L’ “elefante nella stanza”: il ruolo di SPID nel Digital Wallet

Ciò che più fa discutere sui tavoli di lavoro della revisione eIDAS, però, è la questione legata ai livelli di sicurezza (il Level of Assurance, LoA) delle identità digitali attualmente in uso nei paesi europei (comprese SPID e CIE) per l’accesso dei cittadini al digital wallet europeo. SPID, infatti, può essere utilizzato con tutti e tre i livelli di sicurezza previsti (Low, Substantial e High), ma la maggior parte degli SPID attualmente in uso in Italia si limita al livello 2 di substantial. Alcuni paesi europei diversi dall’Italia, tuttavia, richiedono che l’accesso al wallet sia limitato alle identità digitali con livello high, già raggiunto invece da CIE. Un recente decreto, inoltre, apporterà delle modifiche alla UX di CIE, rendendola molto più simile a SPID. Insomma, il timore è che con la revisione eIDAS gran parte delle utenze SPID diffuse oggi in Italia non sarebbero accettate per accedere al digital wallet, decisione che potrebbe limitare molto il futuro di SPID e quindi dissipare parte degli investimenti – anche privati – di questi anni.

In un recente articolo per Agenda Digitale, Matteo Panfilo, Chief Solutions Officer di Intesa, auspica che venga finalmente definito un modello italiano per le identità digitali e che l’esperienza italiana venga adeguatamente valorizzata.

«L’iter legislativo si concluderà nel 2023 e – volenti o nolenti – potrebbe avere impatti ragguardevoli per il nostro Paese che, per quanto costruito in questi anni, auspichiamo possa continuare ad essere un punto di riferimento europeo anche in futuro».
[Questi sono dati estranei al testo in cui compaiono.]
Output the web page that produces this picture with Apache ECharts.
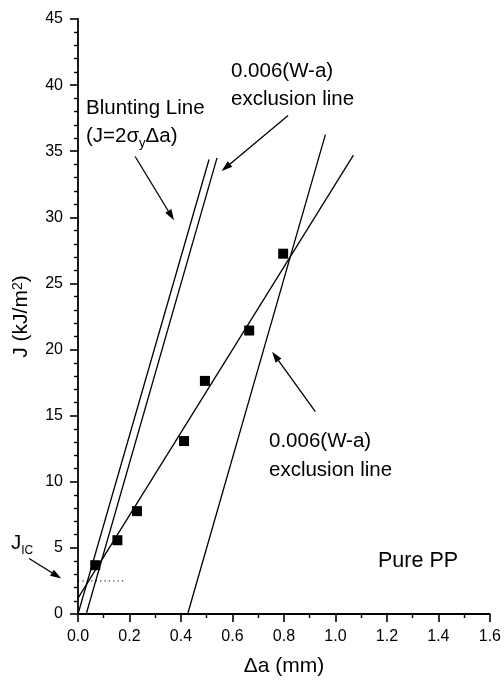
<!DOCTYPE html>
<html><head><meta charset="utf-8">
<script src="https://cdn.jsdelivr.net/npm/echarts@6/dist/echarts.min.js"></script>
<style>html,body{margin:0;padding:0;background:#fff}#c{width:504px;height:683px}</style>
</head><body><div id="c"></div>
<script>
// Data
const crackExt = [0.067, 0.153, 0.229, 0.412, 0.493, 0.665, 0.797];   // Δa (mm)
const jValues  = [3.69, 5.58, 7.78, 13.08, 17.63, 21.44, 27.25];       // J (kJ/m²)
const regressionLine = [[0, 1.2], [1.07, 34.7]];
const bluntingLine   = [[0, 0], [0.509, 34.37]];
const exclusionLine1 = [[0.032, 0], [0.54, 34.5]];
const exclusionLine2 = [[0.426, 0], [0.961, 36.26]];
const jicLine        = [[0, 2.5], [0.185, 2.5]];
const xTickValues = [0, 0.2, 0.4, 0.6, 0.8, 1.0, 1.2, 1.4, 1.6];
const yTickValues = [0, 5, 10, 15, 20, 25, 30, 35, 40, 45];
// annotation arrows (data space): [from, to]
const arrowBlunting  = [[0.222, 34.6], [0.373, 29.77]];
const arrowExclTop   = [[0.816, 37.7], [0.558, 33.5]];
const arrowExclBot   = [[0.922, 15.3], [0.754, 19.83]];
const arrowJic       = [[-0.19, 4.2], [-0.065, 2.68]];

const FONT = "'Liberation Sans', Arial, sans-serif";
const chart = echarts.init(document.getElementById('c'), null, {renderer: 'canvas'});
const lineS = (d, extra) => Object.assign({
  type: 'line', data: d, symbol: 'none', silent: true, animation: false,
  lineStyle: {color: '#000', width: 1.3}
}, extra || {});

const axisCommon = {
  axisLine: {show: true, onZero: false, lineStyle: {color: '#000', width: 1.8}},
  axisTick: {show: true, inside: false, length: 8, lineStyle: {color: '#000', width: 1.6}},
  minorTick: {show: true, length: 4, lineStyle: {color: '#000', width: 1.4}},
  splitLine: {show: false},
  axisLabel: {color: '#000', fontSize: 16, fontFamily: FONT}
};

chart.setOption({
  animation: false,
  backgroundColor: '#fff',
  grid: {left: 78, right: 14, top: 19, bottom: 69, containLabel: false},
  xAxis: Object.assign({}, axisCommon, {
    type: 'value', min: xTickValues[0], max: xTickValues[xTickValues.length - 1], interval: 0.2,
    minorTick: Object.assign({}, axisCommon.minorTick, {splitNumber: 2}),
    axisLabel: Object.assign({}, axisCommon.axisLabel, {margin: 15, formatter: v => v.toFixed(1)}),
    name: 'Δa (mm)', nameLocation: 'middle', nameGap: 42,
    nameTextStyle: {color: '#000', fontSize: 21, fontFamily: FONT}
  }),
  yAxis: Object.assign({}, axisCommon, {
    type: 'value', min: yTickValues[0], max: yTickValues[yTickValues.length - 1], interval: 5,
    minorTick: Object.assign({}, axisCommon.minorTick, {splitNumber: 5}),
    axisLabel: Object.assign({}, axisCommon.axisLabel, {margin: 15}),
    name: 'J (kJ/m{sup|2})', nameLocation: 'middle', nameGap: 46, nameRotate: 90,
    nameTextStyle: {color: '#000', fontSize: 21, fontFamily: FONT,
      rich: {sup: {fontSize: 14, fontFamily: FONT, color: '#000', verticalAlign: 'top', lineHeight: 12}}}
  }),
  series: [
    lineS(regressionLine),
    lineS(bluntingLine),
    lineS(exclusionLine1),
    lineS(exclusionLine2),
    lineS(jicLine, {lineStyle: {color: '#000', width: 1, type: [1.2, 3.2]}}),
    {type: 'scatter', data: crackExt.map((x, i) => [x, jValues[i]]), symbol: 'rect', symbolSize: 10,
     itemStyle: {color: '#000', opacity: 1}, silent: true, animation: false, z: 5}
  ]
});

// Annotations
const px = p => chart.convertToPixel({gridIndex: 0}, p);
function arrow(seg) {
  const a = px(seg[0]), b = px(seg[1]);
  const ang = Math.atan2(b[1] - a[1], b[0] - a[0]);
  const L = 11, W = 3.6;
  const bx = b[0] - L * Math.cos(ang), by = b[1] - L * Math.sin(ang);
  const nx = -Math.sin(ang), ny = Math.cos(ang);
  return [
    {type: 'line', shape: {x1: a[0], y1: a[1], x2: bx, y2: by}, style: {stroke: '#000', lineWidth: 1.3}, silent: true},
    {type: 'polygon', shape: {points: [[b[0], b[1]], [bx + nx * W, by + ny * W], [bx - nx * W, by - ny * W]]},
     style: {fill: '#000'}, silent: true}
  ];
}
const txt = (x, y, text, extra) => ({
  type: 'text', x: x, y: y, silent: true,
  style: Object.assign({text: text, fill: '#000', fontSize: 20.5, fontFamily: FONT,
    align: 'left', verticalAlign: 'top', lineHeight: 28}, extra || {})
});
const subRich = {sub: {fontSize: 13, fontFamily: FONT, fill: '#000', lineHeight: 12, verticalAlign: 'bottom'}};
const graphics = [].concat(
  arrow(arrowBlunting), arrow(arrowExclTop), arrow(arrowExclBot), arrow(arrowJic),
  [
    txt(231, 57, '0.006(W-a)\nexclusion line'),
    txt(86, 94, 'Blunting Line'),
    txt(86, 122, '(J=2σ{sub|y}Δa)', {rich: subRich}),
    txt(269, 427, '0.006(W-a)\nexclusion line', {lineHeight: 29}),
    txt(378, 547, 'Pure PP', {fontSize: 21.5}),
    txt(11, 529, 'J{sub|IC}', {rich: {sub: {fontSize: 12, fontFamily: FONT, fill: '#000', lineHeight: 12, verticalAlign: 'bottom'}}})
  ]
);
chart.setOption({graphic: graphics});
</script>
</body></html>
L’EuDI wallet, comunque, si configura già come una grande innovazione nell’ambito delle identità digitali, non solo per i numerosi ambiti e use case a cui si potrà applicare, ma anche per l’altissima attenzione alla privacy dei cittadini: il wallet infatti consentirà agli utenti di condividere solo e unicamente le informazioni necessarie ad accedere al servizio. Un nuovo paradigma nella gestione della privacy, che supera di gran lunga l’esperienza di ogni use case attuale e che si avvicina al modello della Self Sovereign Identity.

Tema quindi assolutamente prioritario, anche vista l’esperienza di SPID in Italia, è legato alla sostenibilità economica del modello. In particolare, andrà compreso quali opportunità il legislatore vorrà dare per la remunerazione/costo per i vari attori collegati al wallet (Wallet provider, PID, QTSP, Attribute Authorities e Relying parties) e le relative regole di accounting/convenzionamento anche considerando i vincoli dettati dalla privacy e dal rispetto della confidenzialità delle informazioni scambiate tra le parti.

Insomma, la certezza è che si verificherà un grande cambiamento nella gestione delle identità digitali: per gli erogatori di servizi privati è tempo di avviare investimenti e strategie per l’adozione di questo strumento.